Возникает вопрос, почему при столь частых посещениях нашей планеты инопланетяне до сих пор не установили с нами тесных и открытых контактов, скажем, на уровне послов или торговых советников?
Некоторые уфологи считают, что такие контакты уже имели место с некоторыми представителями отдельных государств, но содержатся в строжайшей тайне. И вообще государственные институты всеми средствами стараются сохранить в тайне все, что в какой-то мере связано с проблемой НЛО.

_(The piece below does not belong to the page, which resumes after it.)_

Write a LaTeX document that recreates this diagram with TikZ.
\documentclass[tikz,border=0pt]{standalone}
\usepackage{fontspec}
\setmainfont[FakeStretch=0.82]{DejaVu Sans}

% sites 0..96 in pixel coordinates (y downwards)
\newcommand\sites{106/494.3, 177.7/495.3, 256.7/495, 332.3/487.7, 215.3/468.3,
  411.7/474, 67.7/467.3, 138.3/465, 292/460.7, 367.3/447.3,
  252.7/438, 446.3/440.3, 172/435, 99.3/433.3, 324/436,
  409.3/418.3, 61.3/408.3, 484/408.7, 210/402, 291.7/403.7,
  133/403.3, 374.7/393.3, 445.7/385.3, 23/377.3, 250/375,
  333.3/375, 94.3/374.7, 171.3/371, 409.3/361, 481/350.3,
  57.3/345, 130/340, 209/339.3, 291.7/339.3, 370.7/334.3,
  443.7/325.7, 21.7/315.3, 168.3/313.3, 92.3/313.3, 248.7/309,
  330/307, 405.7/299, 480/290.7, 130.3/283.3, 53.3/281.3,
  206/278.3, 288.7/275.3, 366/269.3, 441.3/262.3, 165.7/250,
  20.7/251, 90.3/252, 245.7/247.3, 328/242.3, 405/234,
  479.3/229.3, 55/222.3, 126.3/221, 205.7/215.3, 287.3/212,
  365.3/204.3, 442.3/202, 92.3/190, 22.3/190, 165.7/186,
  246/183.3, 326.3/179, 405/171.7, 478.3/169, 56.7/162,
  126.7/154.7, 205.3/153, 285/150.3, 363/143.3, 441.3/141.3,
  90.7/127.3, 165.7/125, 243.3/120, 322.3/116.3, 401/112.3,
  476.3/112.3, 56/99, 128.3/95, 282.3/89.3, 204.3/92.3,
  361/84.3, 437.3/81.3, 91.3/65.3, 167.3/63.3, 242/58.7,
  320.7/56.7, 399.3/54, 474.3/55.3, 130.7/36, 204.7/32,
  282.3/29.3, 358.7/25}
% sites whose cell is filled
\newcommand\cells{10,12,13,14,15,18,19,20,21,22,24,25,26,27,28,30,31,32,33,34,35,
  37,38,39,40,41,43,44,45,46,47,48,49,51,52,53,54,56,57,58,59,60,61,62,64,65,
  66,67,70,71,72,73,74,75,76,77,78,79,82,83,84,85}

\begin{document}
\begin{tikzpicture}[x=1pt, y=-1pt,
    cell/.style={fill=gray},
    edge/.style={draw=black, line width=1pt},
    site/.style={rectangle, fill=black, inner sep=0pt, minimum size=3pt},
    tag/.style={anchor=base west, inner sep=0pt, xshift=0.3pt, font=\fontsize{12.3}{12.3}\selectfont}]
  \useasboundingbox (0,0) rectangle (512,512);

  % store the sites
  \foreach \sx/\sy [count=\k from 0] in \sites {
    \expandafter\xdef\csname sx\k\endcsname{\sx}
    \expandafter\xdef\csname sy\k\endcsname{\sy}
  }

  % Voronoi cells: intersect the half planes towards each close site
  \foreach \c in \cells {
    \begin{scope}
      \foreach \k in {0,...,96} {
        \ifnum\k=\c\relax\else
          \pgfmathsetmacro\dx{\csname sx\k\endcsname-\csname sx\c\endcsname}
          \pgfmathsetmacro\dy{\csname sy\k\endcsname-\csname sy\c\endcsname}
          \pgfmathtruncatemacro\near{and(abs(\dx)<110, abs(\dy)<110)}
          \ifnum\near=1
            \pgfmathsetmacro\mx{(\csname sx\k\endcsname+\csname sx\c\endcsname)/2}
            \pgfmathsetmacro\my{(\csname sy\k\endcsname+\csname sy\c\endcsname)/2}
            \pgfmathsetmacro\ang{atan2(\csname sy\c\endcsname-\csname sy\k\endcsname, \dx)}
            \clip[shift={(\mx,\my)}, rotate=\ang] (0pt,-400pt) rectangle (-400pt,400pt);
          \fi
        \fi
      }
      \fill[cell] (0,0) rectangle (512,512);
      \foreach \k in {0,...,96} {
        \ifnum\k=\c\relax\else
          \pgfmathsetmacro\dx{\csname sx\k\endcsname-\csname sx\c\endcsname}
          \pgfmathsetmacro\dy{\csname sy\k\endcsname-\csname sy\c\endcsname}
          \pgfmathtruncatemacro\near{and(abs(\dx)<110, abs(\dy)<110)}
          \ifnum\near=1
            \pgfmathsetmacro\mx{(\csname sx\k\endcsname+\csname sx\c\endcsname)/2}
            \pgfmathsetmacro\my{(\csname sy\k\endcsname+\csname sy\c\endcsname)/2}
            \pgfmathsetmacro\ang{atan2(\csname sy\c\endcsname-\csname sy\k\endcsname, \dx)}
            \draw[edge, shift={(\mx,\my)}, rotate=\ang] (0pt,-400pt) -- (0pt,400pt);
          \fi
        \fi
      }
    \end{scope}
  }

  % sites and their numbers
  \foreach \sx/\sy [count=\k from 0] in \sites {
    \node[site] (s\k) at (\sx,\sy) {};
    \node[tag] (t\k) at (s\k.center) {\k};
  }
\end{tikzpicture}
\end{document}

В качестве иллюстративного материала приводил я и классификации разновидностей НЛО. Полезность такой работы тогда не вызывала сомнений. Она должна была помочь разделить разнородные явления на несколько однородных групп, каждая из которых могла затем исследоваться своими специфическими методами.
Низкий КПД такой классификации оказался в том, что она основывалась только на внешних характеристиках НЛО, а не на природе исследуемого объекта. Внешнее сходство таким критерием являться не может, иначе бы и Луну, и уличный фонарь отнесли бы к одной и той же категории — оба круглые и оба светятся.
Уважаемый читатель! Стань на минуту слушателем. Фактически я знакомлю тебя пойми, это не фамильярность, а обращение к другу — с моим уфологическим детством, с содержанием лекций, которые распространялись по нашей стране в тот же период, что и песни Владимира Высоцкого. Вот кого я боготворил, ни разу, к сожалению, не встретившись лично.
Своим неподражаемым баритоном он помогал мне чувствовать себя мужчиной: «Туда пятьсот, сюда шестьсот!» И, ступая по одной планете с такими парнями как Высоцкий, Окуджава, Урбанский, я чувствовал себя надежно, как в едином слаженном экипаже, который не подведет и не продаст.
Когда, пробившись сквозь шипение глушилок, радио принесло сообщение «Би-БиСи» о смерти Владимира, я попросту не поверил. Это же нелепо! Тем более, что слухи о его смерти муссировались не раз. Но когда тот же канал повторил это в полночь, в сообщении я уловил привкус безысходной уверенности. И побрел из своего дома отдыха на берег Финского залива, утыканный большими и малыми валунами. Стояла спокойная белая ночь, но душа клокотала.
Хоть о камень башкою, хоть кричи — не кричи. Я услышал такое в июльской ночи, Что в больничном загоне, не допев лучший стих, После долгих агоний Высоцкий затих. Смолкли хриплые трели, хоть кричи — не кричи. Что же вы просмотрели и друзья, и врачи? Я бреду как в тумане, вместо компаса злость. Отчего, россияне, так у нас повелось? Только явится парень неуемной души И сгорит, как Гагарин, и замрет, как Шукшин, Как Есенин повиснет, как Вампилов нырнет. Словно кто, поразмыслив, стреляет их влет.
Стихи, к удивлению, просто лились из меня, успевай только записывать. Хорошо, что в куртке всегда был блокнот и авторучка.
До свидания, тезка! Я пропитан тобой,
Твоей рифмою хлесткой и хлесткой судьбой.
Что там я… Миллионы, а точнее — народ
Твои песни-знамена по жизни несет.
Ты и совесть, и смелость, и лиричность, и злость.
Чтоб и там тебе пелось и, конечно, пилось!
В звоне струн, в ритме клавиш, ты бессмертен и чист.
До свиданья, товарищ, Народный артист!
Как и песни Высоцкого, мои лекции расходились и на магнитофонных пленках.
Неожиданно прозвучал однажды по телефону голос, принадлежащий «лицу кавказской национальности». «Дорогой Владимир Георгиевич! Вы мой спаситель. Вы меня вытащили из лап смерти. Я хочу Вас поблагодарить, сделать что-нибудь приятное». Это звонил заместитель председателя Совета Министров Абхазской автономной республики Шота Мамович Шакая. После операции на сердце, находясь в Кремлевской больнице, он мучительно долго приходил в себя. У него пропал интерес к жизни, к газетам и телевизору, он даже перестал есть. И вот кто-то дал ему прослушать четырехчасовую пленку с моей записью. Он попросил еще раз, потом еще, проявив жгучий интерес. Дело пошло на поправку, а кончилось тем, что по правительственной телеграмме я был командирован Министерством судостроения, в систему которого входил НИИ, где я работал, в Сухуми, где на три дня попал в супергостеприимные объятия возродившегося к жизни государственного человека. Но продолжим лекцию.
Выход в космос изменил мировоззрение человечества. Сегодня уже не кажется невероятной идея множественности обитаемых миров, за которую отправили на костер Джордано Бруно.
Вот как излагал свой взгляд астроном К. Фламмарион: «Обитаемость планет является единственным объяснением их существования, и ни строение планет, ни какие бы то ни было другие условия не могут помешать развитию на них жизни».